Every few blocks, groups of men, many in their early 20s, manned checkpoints, searching cars for suspected Kadafi loyalists.

Some got through anyway. At 6 p.m., a car rushed by the Hikma hospital, spraying gunfire before speeding off.

Inside, the doctors ignored the bullets and kept working on the severely wounded.

Dr. Khalid Abu Falgha, the head of the hospital, grieved for a 4-year-old girl who had been killed by a sniper Sunday. “This is one of the hardest days I’ve seen,” he said.

Falgha estimated that in the last two months, 1,000 people have died in the port city and an additional 3,000 have been wounded. The use of cluster bombs began a week ago, he said, adding that he wished the West would offer more help.

Despite the U.N. resolution authorizing action to protect civilians a month ago, he believed the situation had only worsened in Misurata. “Until now every day I see civilians dying,” he said. “After Resolution 1973, the shelling became more intense.”
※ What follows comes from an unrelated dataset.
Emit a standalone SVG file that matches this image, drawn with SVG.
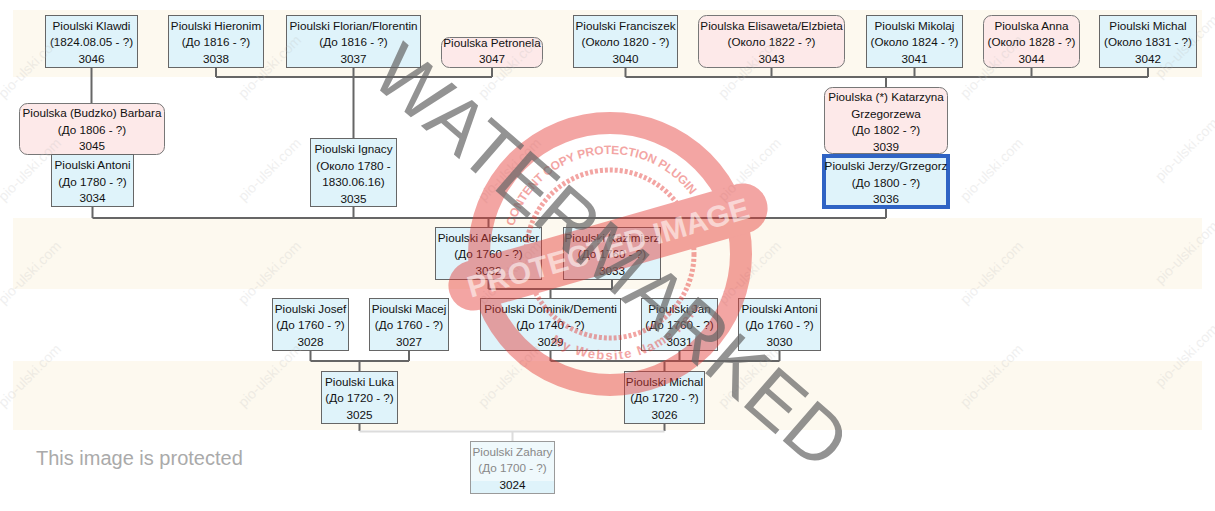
<svg xmlns="http://www.w3.org/2000/svg" width="1215" height="511" viewBox="0 0 1215 511">
<style>
text{font-family:"Liberation Sans",Arial,sans-serif}
.band{fill:#fdf9ef}
.m rect{fill:#dff3fa;stroke:#666;stroke-width:1}
.f rect{fill:#fde9e9;stroke:#777;stroke-width:1}
.sel rect{fill:#dff3fa;stroke:#2f63c4;stroke-width:4}
.node text{font-size:11.7px;fill:#111;text-anchor:middle}
.node text.g{fill:#888}
.c{stroke:#666;stroke-width:2;fill:none}
.cl{stroke:#dcdcdc;stroke-width:2;fill:none}
.wm text{font-size:14px;fill:#bbb;opacity:.22;text-anchor:middle}
.st{fill:none;stroke:#e53935}
.stt1{font-weight:bold;fill:#e53935;font-size:12px}
.stt2{font-weight:bold;fill:#e53935;font-size:13px;letter-spacing:1.5px}
.pi{font-size:30px;font-weight:bold;fill:#fff;opacity:.55;text-anchor:middle}
.wmk{font-size:77px;fill:#666;opacity:.7}
.prot{font-size:20px;fill:#aaa}
</style>
<rect width="1215" height="511" fill="#fff"/>
<g id="bands">
<rect class="band" x="13" y="10" width="1189" height="67"/>
<rect class="band" x="13" y="218" width="1189" height="71"/>
<rect class="band" x="13" y="361" width="1189" height="69"/>
</g>
<g id="connectors">
<path class="c" d="M91.5,68V103"/>
<path class="c" d="M216,68V77M353.5,68V138M492,68V77M216,77H492"/>
<path class="c" d="M625.5,68V77M771.5,68V77M914.5,68V77M1031.5,68V77M1148,68V77M625.5,77H1148M886,77V87"/>
<path class="c" d="M92.5,207V218M353.5,207V218M886,209V218M92.5,218H886M488.5,218V227"/>
<path class="c" d="M488.5,280V289M612,280V289M488.5,289H612M550.5,289V298"/>
<path class="c" d="M310.5,351V361M409,351V361M310.5,361H409M359.5,361V371"/>
<path class="c" d="M550.5,351V361M679.5,351V361M779.5,351V361M550.5,361H779.5M664.5,361V371"/>
<path class="c" d="M359.5,424V431M664.5,424V431"/>
<path class="cl" d="M359.5,431.5H664.5M512.5,431.5V441"/>
</g>
<g id="n3046" class="node m"><rect x="45.5" y="15.5" width="92" height="52"/><text x="91.5" y="29.5">Pioulski Klawdi</text><text x="91.5" y="46">(1824.08.05 - ?)</text><text x="91.5" y="62.5">3046</text></g>
<g id="n3038" class="node m"><rect x="168.5" y="15.5" width="95" height="52"/><text x="216" y="29.5">Pioulski Hieronim</text><text x="216" y="46">(До 1816 - ?)</text><text x="216" y="62.5">3038</text></g>
<g id="n3037" class="node m"><rect x="286.5" y="15.5" width="134" height="52"/><text x="353.5" y="29.5">Pioulski Florian/Florentin</text><text x="353.5" y="46">(До 1816 - ?)</text><text x="353.5" y="62.5">3037</text></g>
<g id="n3047" class="node f"><rect x="441.5" y="37.5" width="101" height="30" rx="8"/><text x="492" y="46.5">Pioulska Petronela</text><text x="492" y="63">3047</text></g>
<g id="n3040" class="node m"><rect x="573.5" y="15.5" width="104" height="52"/><text x="625.5" y="29.5">Pioulski Franciszek</text><text x="625.5" y="46">(Около 1820 - ?)</text><text x="625.5" y="62.5">3040</text></g>
<g id="n3043" class="node f"><rect x="698.5" y="15.5" width="146" height="52" rx="8"/><text x="771.5" y="29.5">Pioulska Elisaweta/Elzbieta</text><text x="771.5" y="46">(Около 1822 - ?)</text><text x="771.5" y="62.5">3043</text></g>
<g id="n3041" class="node m"><rect x="866.5" y="15.5" width="96" height="52"/><text x="914.5" y="29.5">Pioulski Mikolaj</text><text x="914.5" y="46">(Около 1824 - ?)</text><text x="914.5" y="62.5">3041</text></g>
<g id="n3044" class="node f"><rect x="983.5" y="15.5" width="96" height="52" rx="8"/><text x="1031.5" y="29.5">Pioulska Anna</text><text x="1031.5" y="46">(Около 1828 - ?)</text><text x="1031.5" y="62.5">3044</text></g>
<g id="n3042" class="node m"><rect x="1099.5" y="15.5" width="97" height="52"/><text x="1148" y="29.5">Pioulski Michal</text><text x="1148" y="46">(Около 1831 - ?)</text><text x="1148" y="62.5">3042</text></g>
<g id="n3045" class="node f"><rect x="19.5" y="103.5" width="145" height="51" rx="8"/><text x="92" y="117">Pioulska (Budzko) Barbara</text><text x="92" y="133.5">(До 1806 - ?)</text><text x="92" y="150">3045</text></g>
<g id="n3034" class="node m"><rect x="51.5" y="154.5" width="82" height="52"/><text x="92.5" y="169">Pioulski Antoni</text><text x="92.5" y="185.5">(До 1780 - ?)</text><text x="92.5" y="202">3034</text></g>
<g id="n3035" class="node m"><rect x="310.5" y="138.5" width="86" height="68"/><text x="353.5" y="153">Pioulski Ignacy</text><text x="353.5" y="169.5">(Около 1780 -</text><text x="353.5" y="186">1830.06.16)</text><text x="353.5" y="202.5">3035</text></g>
<g id="n3039" class="node f"><rect x="824.5" y="87.5" width="123" height="66" rx="8"/><text x="886" y="101">Pioulska (*) Katarzyna</text><text x="886" y="117.5">Grzegorzewa</text><text x="886" y="134">(До 1802 - ?)</text><text x="886" y="150.5">3039</text></g>
<g id="n3036" class="node sel"><rect x="824" y="156" width="124" height="51"/><text x="886" y="170">Pioulski Jerzy/Grzegorz</text><text x="886" y="186.5">(До 1800 - ?)</text><text x="886" y="203">3036</text></g>
<g id="n3032" class="node m"><rect x="435.5" y="227.5" width="106" height="52"/><text x="488.5" y="241.5">Pioulski Aleksander</text><text x="488.5" y="258">(До 1760 - ?)</text><text x="488.5" y="274.5">3032</text></g>
<g id="n3033" class="node m"><rect x="563.5" y="227.5" width="97" height="52"/><text x="612" y="241.5">Pioulski Kazimierz</text><text x="612" y="258">(До 1760 - ?)</text><text x="612" y="274.5">3033</text></g>
<g id="n3028" class="node m"><rect x="272.5" y="298.5" width="76" height="52"/><text x="310.5" y="312.5">Pioulski Josef</text><text x="310.5" y="329">(До 1760 - ?)</text><text x="310.5" y="345.5">3028</text></g>
<g id="n3027" class="node m"><rect x="369.5" y="298.5" width="79" height="52"/><text x="409" y="312.5">Pioulski Macej</text><text x="409" y="329">(До 1760 - ?)</text><text x="409" y="345.5">3027</text></g>
<g id="n3029" class="node m"><rect x="480.5" y="298.5" width="140" height="52"/><text x="550.5" y="312.5">Pioulski Dominik/Dementi</text><text x="550.5" y="329">(До 1740 - ?)</text><text x="550.5" y="345.5">3029</text></g>
<g id="n3031" class="node m"><rect x="641.5" y="298.5" width="76" height="52"/><text x="679.5" y="312.5">Pioulski Jan</text><text x="679.5" y="329">(До 1760 - ?)</text><text x="679.5" y="345.5">3031</text></g>
<g id="n3030" class="node m"><rect x="738.5" y="298.5" width="82" height="52"/><text x="779.5" y="312.5">Pioulski Antoni</text><text x="779.5" y="329">(До 1760 - ?)</text><text x="779.5" y="345.5">3030</text></g>
<g id="n3025" class="node m"><rect x="321.5" y="371.5" width="76" height="52"/><text x="359.5" y="385.5">Pioulski Luka</text><text x="359.5" y="402">(До 1720 - ?)</text><text x="359.5" y="418.5">3025</text></g>
<g id="n3026" class="node m"><rect x="624.5" y="371.5" width="80" height="52"/><text x="664.5" y="385.5">Pioulski Michal</text><text x="664.5" y="402">(До 1720 - ?)</text><text x="664.5" y="418.5">3026</text></g>
<g id="n3024" class="node"><rect x="470.5" y="441.5" width="84" height="52" fill="#eff9fc" stroke="#9a9a9a"/><rect x="471" y="481" width="83" height="12" fill="#dff3fa"/><text class="g" x="512.5" y="455.5">Pioulski Zahary</text><text class="g" x="512.5" y="472">(До 1700 - ?)</text><text x="512.5" y="488.5">3024</text></g>
<g id="watermark-text" class="wm">
<text transform="translate(33,70) rotate(-45)">pio-ulski.com</text>
<text transform="translate(273,70) rotate(-45)">pio-ulski.com</text>
<text transform="translate(513,70) rotate(-45)">pio-ulski.com</text>
<text transform="translate(753,70) rotate(-45)">pio-ulski.com</text>
<text transform="translate(995,70) rotate(-45)">pio-ulski.com</text>
<text transform="translate(1190,50) rotate(-45)">pio-ulski.com</text>
<text transform="translate(33,173) rotate(-45)">pio-ulski.com</text>
<text transform="translate(273,173) rotate(-45)">pio-ulski.com</text>
<text transform="translate(513,173) rotate(-45)">pio-ulski.com</text>
<text transform="translate(753,173) rotate(-45)">pio-ulski.com</text>
<text transform="translate(995,173) rotate(-45)">pio-ulski.com</text>
<text transform="translate(1190,153) rotate(-45)">pio-ulski.com</text>
<text transform="translate(33,276) rotate(-45)">pio-ulski.com</text>
<text transform="translate(273,276) rotate(-45)">pio-ulski.com</text>
<text transform="translate(513,276) rotate(-45)">pio-ulski.com</text>
<text transform="translate(753,276) rotate(-45)">pio-ulski.com</text>
<text transform="translate(995,276) rotate(-45)">pio-ulski.com</text>
<text transform="translate(1190,256) rotate(-45)">pio-ulski.com</text>
<text transform="translate(33,379) rotate(-45)">pio-ulski.com</text>
<text transform="translate(273,379) rotate(-45)">pio-ulski.com</text>
<text transform="translate(513,379) rotate(-45)">pio-ulski.com</text>
<text transform="translate(753,379) rotate(-45)">pio-ulski.com</text>
<text transform="translate(995,379) rotate(-45)">pio-ulski.com</text>
<text transform="translate(1190,359) rotate(-45)">pio-ulski.com</text>
</g>
<g id="stamp" opacity="0.45">
<defs>
<path id="arcTop" d="M513.9,226.4A100,100 0 0 1 690.9,195.2"/>
<path id="arcBot" d="M551,342A104,104 0 0 0 708,288"/>
</defs>
<circle class="st" cx="610" cy="254" r="131" stroke-width="22"/>
<circle class="st" cx="610" cy="254" r="84" stroke-width="5" stroke-dasharray="3 2"/>
<text class="stt1"><textPath href="#arcTop" textLength="223">CONTENT COPY PROTECTION PLUGIN</textPath></text>
<text class="stt2"><textPath href="#arcBot">My Website Name Here</textPath></text>
<rect x="443" y="222" width="330" height="50" rx="25" fill="#e53935" transform="rotate(-16 608 247)"/>
</g>
<text class="pi" x="608" y="258" transform="rotate(-16 608 247)">PROTECTED IMAGE</text>
<text class="wmk" x="368" y="80" transform="rotate(41 368 80)">WATERMARKED</text>
<text class="prot" x="36" y="465">This image is protected</text>
</svg>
In the emergency care unit, seven patients lay in two rooms. One was Mohammed Hassan Ali Naffer, 10, whose head was pierced by shrapnel. The others included a man who had lost a leg, and people who had been shot in the head and neck.

Echoes of death and the frustrating sense of stalemate were also evident Sunday in eastern Libya, where pro-government forces unleashed a barrage on the strategic city of Ajdabiya, on which rebels have a tenuous hold after a series of seesaw battles.
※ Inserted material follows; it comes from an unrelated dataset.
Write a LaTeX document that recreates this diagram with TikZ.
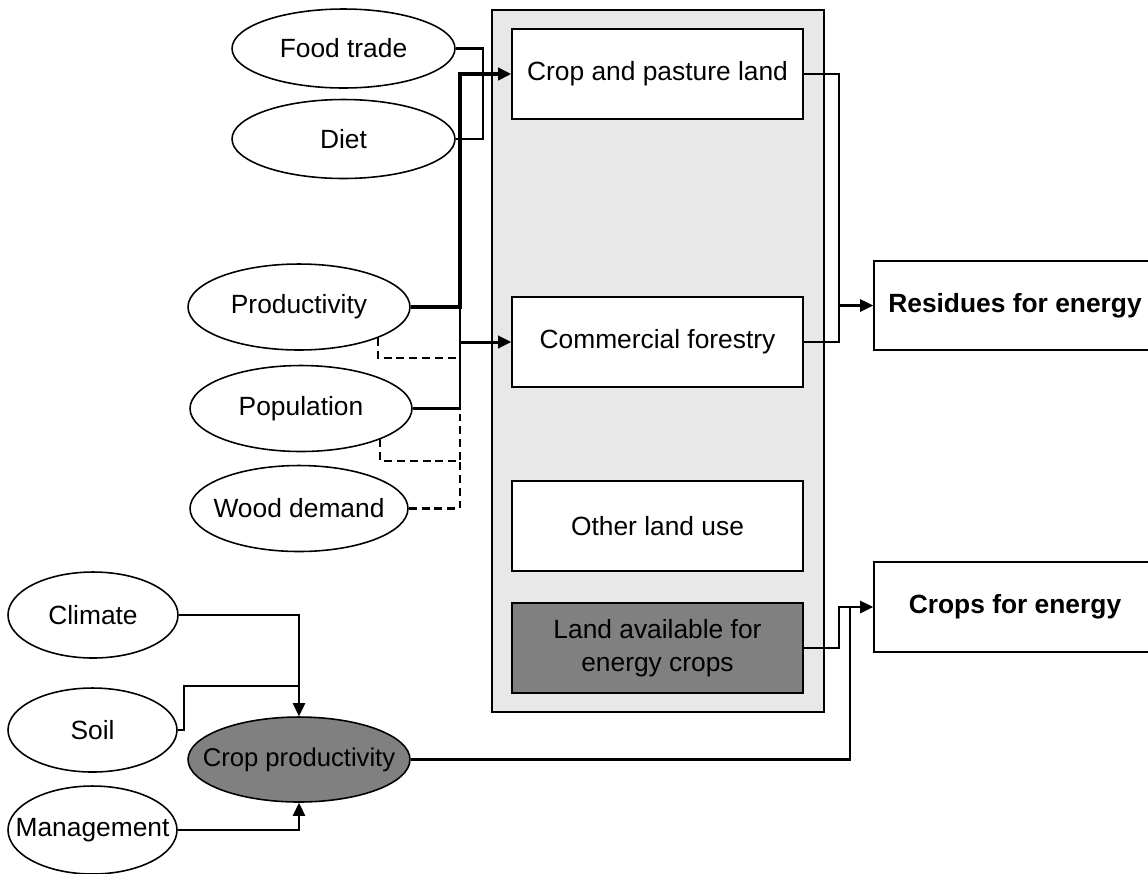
\documentclass[tikz,border=0pt]{standalone}
\usepackage{fontspec}
\setmainfont{Liberation Sans}
\usepackage{tikz}
\usetikzlibrary{shapes, arrows, arrows.meta, positioning}
\definecolor{panelgrey}{RGB}{232,232,232}
\definecolor{landgrey}{RGB}{128,128,128}
\newcommand{\nw}[1]{\makebox[0pt]{#1}}

\begin{document}
\begin{tikzpicture}[x=0.02cm, y=-0.02cm, font=\fontsize{15}{19}\selectfont]
    % Define block styles
    \tikzstyle{panel} = [rectangle, draw, fill=panelgrey, line width=0.9pt,
        minimum width=6.64cm, minimum height=14.04cm]
    \tikzstyle{block} = [rectangle, draw, fill=white, line width=0.9pt, align=center,
        minimum width=5.82cm, minimum height=1.8cm, inner sep=0pt]
    \tikzstyle{result} = [block, minimum width=5.64cm, minimum height=1.79cm,
        font=\fontsize{15}{19}\selectfont\bfseries]
    \tikzstyle{factor} = [ellipse, draw, fill=white, line width=0.9pt, inner sep=0pt,
        minimum width=4.44cm, minimum height=1.72cm]
    \tikzstyle{line} = [draw, line width=1.2pt, -{Triangle[length=7.5pt, width=7pt]}]
    \tikzstyle{link} = [draw, line width=1.2pt]
    \tikzstyle{wood} = [draw, line width=1.2pt, dash pattern=on 4.5pt off 2.8pt]

    \useasboundingbox (0,0) rectangle (1148,873);

    % Define nodes
    \node [panel] (landuse) at (658,361) {};
    \node [block] (cropland) at (657.5,74) {Crop and pasture land};
    \node [block] (cf) at (657.5,342) {Commercial forestry};
    \node [block] (other) at (657.5,526) {Other land use};
    \node [block, fill=landgrey] (landavail) at (657.5,648) {Land available for\\energy crops};

    \node [result] (residues) at (1015,305.5) {Residues for energy};
    \node [result] (crops) at (1015,607) {Crops for energy};

    \node [factor, minimum width=4.46cm, minimum height=1.58cm] (foodtrade) at (343.5,48.5) {\nw{Food trade}};
    \node [factor, minimum width=4.46cm, minimum height=1.58cm] (diet) at (343.5,139) {\nw{Diet}};
    \node [factor] (productivity) at (299,307) {\nw{Productivity}};
    \node [factor] (population) at (301,408.5) {\nw{Population}};
    \node [factor, minimum width=4.36cm] (wooddemand) at (299,508.5) {\nw{Wood demand}};

    \node [factor, minimum width=3.4cm] (climate) at (93,615) {\nw{Climate}};
    \node [factor, minimum width=3.38cm, minimum height=1.68cm] (soil) at (92.5,730) {\nw{Soil}};
    \node [factor, minimum width=3.38cm, minimum height=1.76cm] (management) at (92.5,830) {\nw{Management}};
    \node [factor, fill=landgrey, minimum height=1.7cm] (cropprod) at (299,759.5)
        {\nw{\fontsize{14.6}{18}\selectfont Crop productivity}};

    % Junctions
    \coordinate (busL) at (460,0);
    \coordinate (busM) at (483,0);
    \coordinate (busR) at (839,0);
    \coordinate (busC) at (850,0);
    \coordinate (dashP) at (460,358);
    \coordinate (dashQ) at (460,461);
    \coordinate (soilJ) at (299,686);

    % Draw edges
    \path [link] (foodtrade.east) -- (foodtrade.east -| busM) |- (diet.east);
    \path [link] (population.east) -- (population.east -| busL) -- (productivity.east -| busL);
    \path [line, line width=2pt] (productivity.east) -- (productivity.east -| busL) |- (cropland.west);
    \path [wood] (productivity.south east) |- (dashP) -- (cf.west -| busL);
    \path [wood] (population.south east) |- (dashQ) -- (dashP);
    \path [wood] (wooddemand.east) -| (dashQ);
    \path [line, line width=1.7pt] (cf.west -| busL) -- (cf.west);

    \path [link] (cropland.east) -| (busR |- residues.west) |- (cf.east);
    \path [line] (busR |- residues.west) -- (residues.west);
    \path [line] (landavail.east) -| (busR |- crops.west) -- (crops.west);
    \path [link] (cropprod.east) -| (busC |- crops.west);

    \path [line] (climate.east) -| (cropprod.north);
    \path [link] (soil.east) -- ++(6,0) |- (soilJ);
    \path [line] (management.east) -| (cropprod.south);

\end{tikzpicture}
\end{document}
Optimistic talk from the previous day about a rebel advance back west into the oil refinery town of Brega dissipated amid the churning clouds of sand.
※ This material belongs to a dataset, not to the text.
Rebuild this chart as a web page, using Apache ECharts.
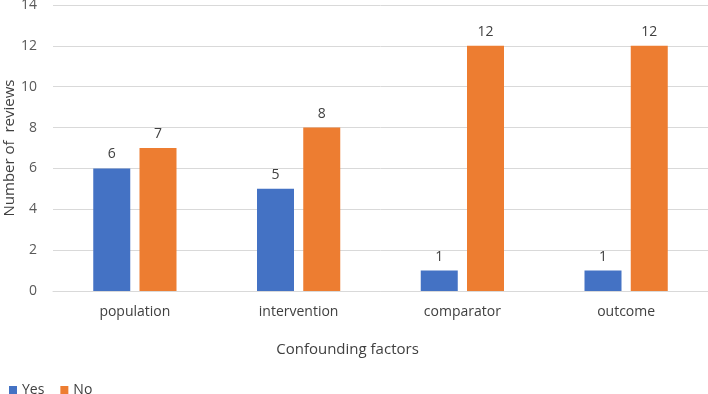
<!DOCTYPE html>
<html>
<head>
<meta charset="utf-8">
<script src="https://cdn.jsdelivr.net/npm/echarts@6/dist/echarts.min.js"></script>
<style>
  html, body { margin: 0; padding: 0; background: #fff; }
  #mainChart { width: 708px; height: 394px; }
</style>
</head>
<body>
<div id="mainChart"></div>
<script>
var categories = ['population', 'intervention', 'comparator', 'outcome'];
var yesData = [6, 5, 1, 1];
var noData = [7, 8, 12, 12];

var myChart = echarts.init(document.getElementById('mainChart'));

var labelStyle = {
    show: true,
    position: 'top',
    distance: 7,
    color: '#404040',
    fontSize: 14,
    fontFamily: 'Open Sans'
};

var option = {
    animation: false,
    textStyle: { fontFamily: 'Open Sans' },
    legend: {
        left: 4,
        bottom: -8,
        itemWidth: 8,
        itemHeight: 8,
        itemGap: 16,
        icon: 'rect',
        textStyle: { color: '#404040', fontSize: 14 },
        data: ['Yes', 'No']
    },
    grid: {
        left: 53,
        right: 0,
        top: 5,
        bottom: 103,
        outerBoundsMode: 'none'
    },
    xAxis: {
        type: 'category',
        data: categories,
        name: 'Confounding factors',
        nameLocation: 'middle',
        nameGap: 51,
        nameMoveOverlap: false,
        nameTextStyle: { color: '#404040', fontSize: 15, padding: [0, 66, 0, 0] },
        axisLine: { lineStyle: { color: '#d9d9d9' } },
        axisTick: { show: false },
        axisLabel: { color: '#404040', fontSize: 14, margin: 14 }
    },
    yAxis: {
        type: 'value',
        min: 0,
        max: 14,
        interval: 2,
        name: 'Number of  reviews',
        nameLocation: 'middle',
        nameGap: 36,
        nameMoveOverlap: false,
        nameTextStyle: { color: '#404040', fontSize: 15 },
        axisLine: { show: false },
        axisTick: { show: false },
        axisLabel: { color: '#595959', fontSize: 14, margin: 16 },
        splitLine: { lineStyle: { color: '#d9d9d9' } }
    },
    series: [{
        name: 'Yes',
        type: 'bar',
        data: yesData,
        barWidth: 37,
        barGap: '25%',
        itemStyle: { color: '#4472C4' },
        label: labelStyle
    }, {
        name: 'No',
        type: 'bar',
        data: noData,
        barWidth: 37,
        itemStyle: { color: '#ED7D31' },
        label: labelStyle
    }]
};

myChart.setOption(option);
</script>
</body>
</html>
Retreating rebel fighters scattered along the coastal road in pickups outfitted with machine guns seemed dispirited and jittery, repeating rumors of an impending blitz by pro-government “mercenary” forces from Algeria and elsewhere. Some stared intently at the road behind them, appearing to expect that an onslaught would momentarily emerge from the blinding clouds of fine sand.

On Sunday, rebel commanders said, Kadafi’s forces were able to take advantage of the sandstorms — providing presumed cover from NATO airstrikes — to move within striking distance of Ajdabiya. The largely abandoned and heavily damaged city is situated between Benghazi and Brega, the oil refinery town where Kadafi’s dug-in forces have repulsed opposition attacks after having retaken it recently. There was no official word on injuries in the latest barrage.

Heading west from Benghazi, the burned-out hulks of tanks and armored vehicles — reminiscent of Saddam Hussein’s decimated units along the road to Baghdad in 2003 — attest to the potency of Western airpower. There is widespread agreement that the air assault on Kadafi’s forces as they approached Benghazi probably saved the city from being overrun.

Since then, however, each side has found it difficult to consolidate gains — and casualties mount daily.

“They were young men who fought for freedom,” Ahmed Khalifa, 39, a farmer, said during a funeral in Benghazi for a pair of rebel friends killed near Brega. “Maybe I will be the next one: fighting in Brega or laid to rest here next to them.”